Wealth manager St James Place (STJ) saw an 18 per cent rise in new single investments to £7.8bn in the year to December with net inflows of funds under management up 20 per cent and total funds under management at the year end of £52bn, up from £44.3bn a year earlier. Buy.

Property company CLS Holdings (CLI) says that a significant increase in the value of its London property portfolio means that full year results will be ‘materially ahead’ of expectations. We maintain our buy recommendation.

Simon Thompson recommendation KBC Advanced Technologies (KBC) has enjoyed a strong second half with technology revenues at record levels. Despite the upheaval in the oil and gas industry the company serves, its order book is said to be ‘significantly stronger’ than this time last year.

Mobile payments specialist Monitise (MONI) has launched a strategic review which effectively places the company up for sale. Meanwhile revenues for its first half year were £42.4m with transaction revenues up 8 per cent but licence revenue down 47 per cent on the previous half year as management transition the business to a product-based recurring revenue model. Our recommendation is under review.

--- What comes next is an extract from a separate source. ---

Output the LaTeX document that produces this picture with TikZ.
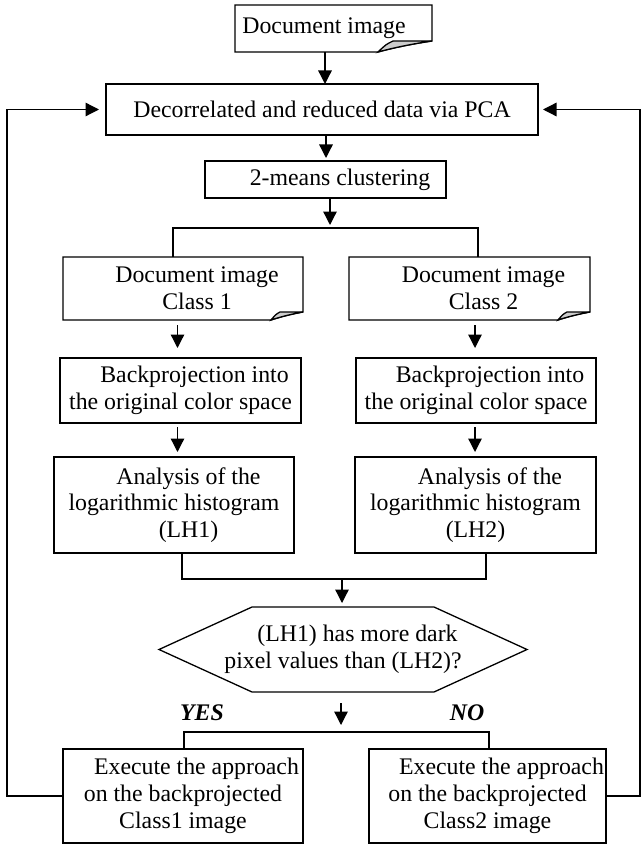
\documentclass[tikz,border=0pt]{standalone}
\usepackage{fontspec}
\setmainfont{Liberation Serif}
\usetikzlibrary{arrows.meta,calc}
\newcommand\docfold[3]{%
  \draw[ln] (#1.south west) -- (#1.north west) -- (#1.north east) -- ($(#1.south east)+(0,-#3)$)
    .. controls ($(#1.south east)+(-0.35*#2,-0.75*#3)$) and ($(#1.south east)+(-0.7*#2,-0.4*#3)$) .. ($(#1.south east)+(-#2,0)$) -- cycle;
  \filldraw[ln, fill=gray!40] ($(#1.south east)+(-#2,0)$)
    .. controls ($(#1.south east)+(-0.85*#2,-0.7*#3)$) .. ($(#1.south east)+(-0.72*#2,-#3)$)
    -- ($(#1.south east)+(0,-#3)$)
    .. controls ($(#1.south east)+(-0.35*#2,-0.75*#3)$) and ($(#1.south east)+(-0.7*#2,-0.4*#3)$) .. ($(#1.south east)+(-#2,0)$) -- cycle;
}
\begin{document}
\begin{tikzpicture}[x=1pt,y=-1pt,
  ln/.style={line width=1.3pt, line join=miter},
  arr/.style={ln, -{Triangle[length=13.5pt,width=13.5pt]}},
  txt/.style={font=\fontsize{23.8}{26.8}\selectfont, align=center, inner sep=0pt, outer sep=0pt},
  box/.style={txt, draw, ln, rectangle},
  plain/.style={txt, rectangle},
  ans/.style={font=\fontsize{23.8}{26.8}\selectfont\bfseries\itshape, inner sep=0pt}]
\useasboundingbox (0,0) rectangle (641,845);

% nodes
\node[plain, minimum width=197pt, minimum height=47pt] (doc0) at (333.5,28.5) {\hspace*{-19pt}Document image};
\node[box, minimum width=432pt, minimum height=51pt] (pca) at (322,109.5) {Decorrelated and reduced data via PCA};
\node[box, minimum width=241pt, minimum height=37pt] (km) at (325.5,179.5) {\hspace*{29pt}2-means clustering};
\node[plain, minimum width=240pt, minimum height=63pt] (d1) at (183,288.5) {\hspace*{28pt}Document image\\\hspace*{28pt}Class 1};
\node[plain, minimum width=241pt, minimum height=63pt] (d2) at (469.5,288.5) {\hspace*{28pt}Document image\\\hspace*{28pt}Class 2};
\node[box, minimum width=241pt, minimum height=65pt] (b1) at (180.5,390.5) {\hspace*{28pt}Backprojection into\\the original color space};
\node[box, minimum width=240pt, minimum height=65pt] (b2) at (476,390.5) {\hspace*{28pt}Backprojection into\\the original color space};
\node[box, minimum width=240pt, minimum height=96pt] (a1) at (174,505) {\hspace*{29pt}Analysis of the\\logarithmic histogram\\\hspace*{29pt}(LH1)};
\node[box, minimum width=241pt, minimum height=96pt] (a2) at (475.5,505) {\hspace*{29pt}Analysis of the\\logarithmic histogram\\(LH2)};
\node[plain, minimum width=368pt, minimum height=85pt] (hex) at (343,649.5) {\hspace*{29pt}(LH1) has more dark\\pixel values than (LH2)?};
\node[box, minimum width=240pt, minimum height=94pt] (e1) at (183,796) {\hspace*{27pt}Execute the approach\\on the backprojected\\Class1 image};
\node[box, minimum width=237pt, minimum height=94pt] (e2) at (487.5,796) {\hspace*{28pt}Execute the approach\\on the backprojected\\Class2 image};
\node[ans] (yes) at (202,713) {YES};
\node[ans] (no) at (467,713) {NO};

% document shapes
\docfold{doc0}{54}{11}
\docfold{d1}{32}{8}
\docfold{d2}{32}{8}
% hexagon
\draw[ln] (hex.west) -- ([xshift=93pt]hex.north west) -- ([xshift=-93pt]hex.north east) -- (hex.east)
  -- ([xshift=-93pt]hex.south east) -- ([xshift=93pt]hex.south west) -- cycle;

% helper coordinates
\coordinate (xa) at (325,0);
\coordinate (xb) at (326,0);
\coordinate (xc) at (330,0);
\coordinate (sp) at (0,228);
\coordinate (v1) at (173,0);
\coordinate (v2) at (478,0);
\coordinate (xd1) at (177.5,0);
\coordinate (xd2) at (475,0);
\coordinate (m1) at (182,0);
\coordinate (m2) at (486,0);
\coordinate (my) at (0,579);
\coordinate (xm) at (342,0);
\coordinate (xh) at (341,0);
\coordinate (s2y) at (0,732);
\coordinate (w1) at (184,0);
\coordinate (w2) at (489,0);
\coordinate (fl) at (7,0);
\coordinate (fr) at (640,0);

% connectors
\draw[arr] (doc0.south -| xa) -- (pca.north -| xa);
\draw[arr, shorten >=3pt] (pca.south -| xb) -- (km.north -| xb);
\draw[arr, shorten >=3pt] (km.south -| xc) -- (sp -| xc);
\draw[ln] (d1.north -| v1) -- (sp -| v1) -- (sp -| v2) -- (d2.north -| v2);
\draw[arr, shorten <=5pt, shorten >=10pt] (d1.south -| xd1) -- (b1.north -| xd1);
\draw[arr, shorten <=5pt, shorten >=10pt] (d2.south -| xd2) -- (b2.north -| xd2);
\draw[arr, shorten <=4pt, shorten >=5pt] (b1.south -| xd1) -- (a1.north -| xd1);
\draw[arr, shorten <=4pt, shorten >=5pt] (b2.south -| xd2) -- (a2.north -| xd2);
\draw[ln] (a1.south -| m1) -- (my -| m1) -- (my -| m2) -- (a2.south -| m2);
\draw[arr, shorten >=4pt] (my -| xm) -- (hex.north -| xm);
\draw[arr, shorten <=11pt, shorten >=7pt] (hex.south -| xh) -- (s2y -| xh);
\draw[ln] (e1.north -| w1) -- (s2y -| w1) -- (s2y -| w2) -- (e2.north -| w2);
\draw[arr, shorten >=7pt] (e1.west) -- (e1.west -| fl) -- (pca.west -| fl) -- (pca.west);
\draw[arr, shorten >=5pt] (e2.east) -- (e2.east -| fr) -- (pca.east -| fr) -- (pca.east);
\end{tikzpicture}
\end{document}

Henry Boot (BHY) reports that good trading conditions in its construction and house building operations mean that full year results will be comfortably ahead of expectations. Buy.

Restore (RST) reports that its document storage business has performed steadily and its relocations operations are showing year on year growth. We keep our buy rating.

Simon Thompson recommendation 32Red (TTR) boasted record annual net gaming revenues of £32.1m for 2014, up 26 per cent and a fifth consecutive year of double digit growth. Early trading in January has seen revenues for the first 20 days rise 31 per cent on last year. The company says it is too early to quantify the effect of the government’s Point of Consumption tax but there are fewer rivals legally accessing the UK market.

KEY STORIES:

Balfour Beatty (BBY) has released summary details of KPMG’s review of its UK construction business which has concluded that a further £70m hit to profits is expected due to differences between reported contract positions and forecasts of contract performance and a deterioration in project performance. Further details are expected at the results in March.

Industrial hire company HSS has announced details of its impending initial public offering which will be priced at 210p-262p a share, valuing the company at £365m at the middle of that range.

Oxford Instruments (OXIG) has been hit by sanctions on dealing with businesses in Russia and is now assuming it will do no business with Russia in the remainder of this financial year and the whole of 2015. A lack of recovery in the Japanese market has also hit orders and this means adjusted profit for the current year will now be in the region of £35m.

Gaming software specialist Playtech (PTEC) says it has traded in line with expectations and should produce double digit growth in both revenues and cash earnings for the year to December.

Action to refocus the business of Chemring (CHG) is reflected in full year revenues falling from £624.9m to £474.9m over 2014. Stripping out discontinued operations meant revenues dipped from £472.3m to £403.1m with margins only down marginally at 11.6 per cent and underlying profits coming in at £46.7m, down from £56.3m.

OTHER COMPANY NEWS:

Workspace Group (WKP) posted 3.1 per cent growth in total rent roll to £64.4m in the final quarter of 2014 with nine month growth of 10.5 per cent. The company has completed three acquisitions for a total of £61m since it raised £96.5m from investors in November.

Card Factory (CARD) grew revenues by 8.1 per cent in the 11 months to December, driven by 1.8 per cent like for like growth and the opening of 51 new stores, giving it 764 stores at the end of December.

Online flash sale retailer MySale (MYSL) saw revenues accelerate in December which means half year revenues are expected to come in 8 per cent ahead of last year. But investment in marketing means a loss will be recorded for the six months but margins should improve over the second half as such marketing spend will not be repeated. Meanwhile, the company is closing its US website to concentrate on its Asian, Australasian and UK operations.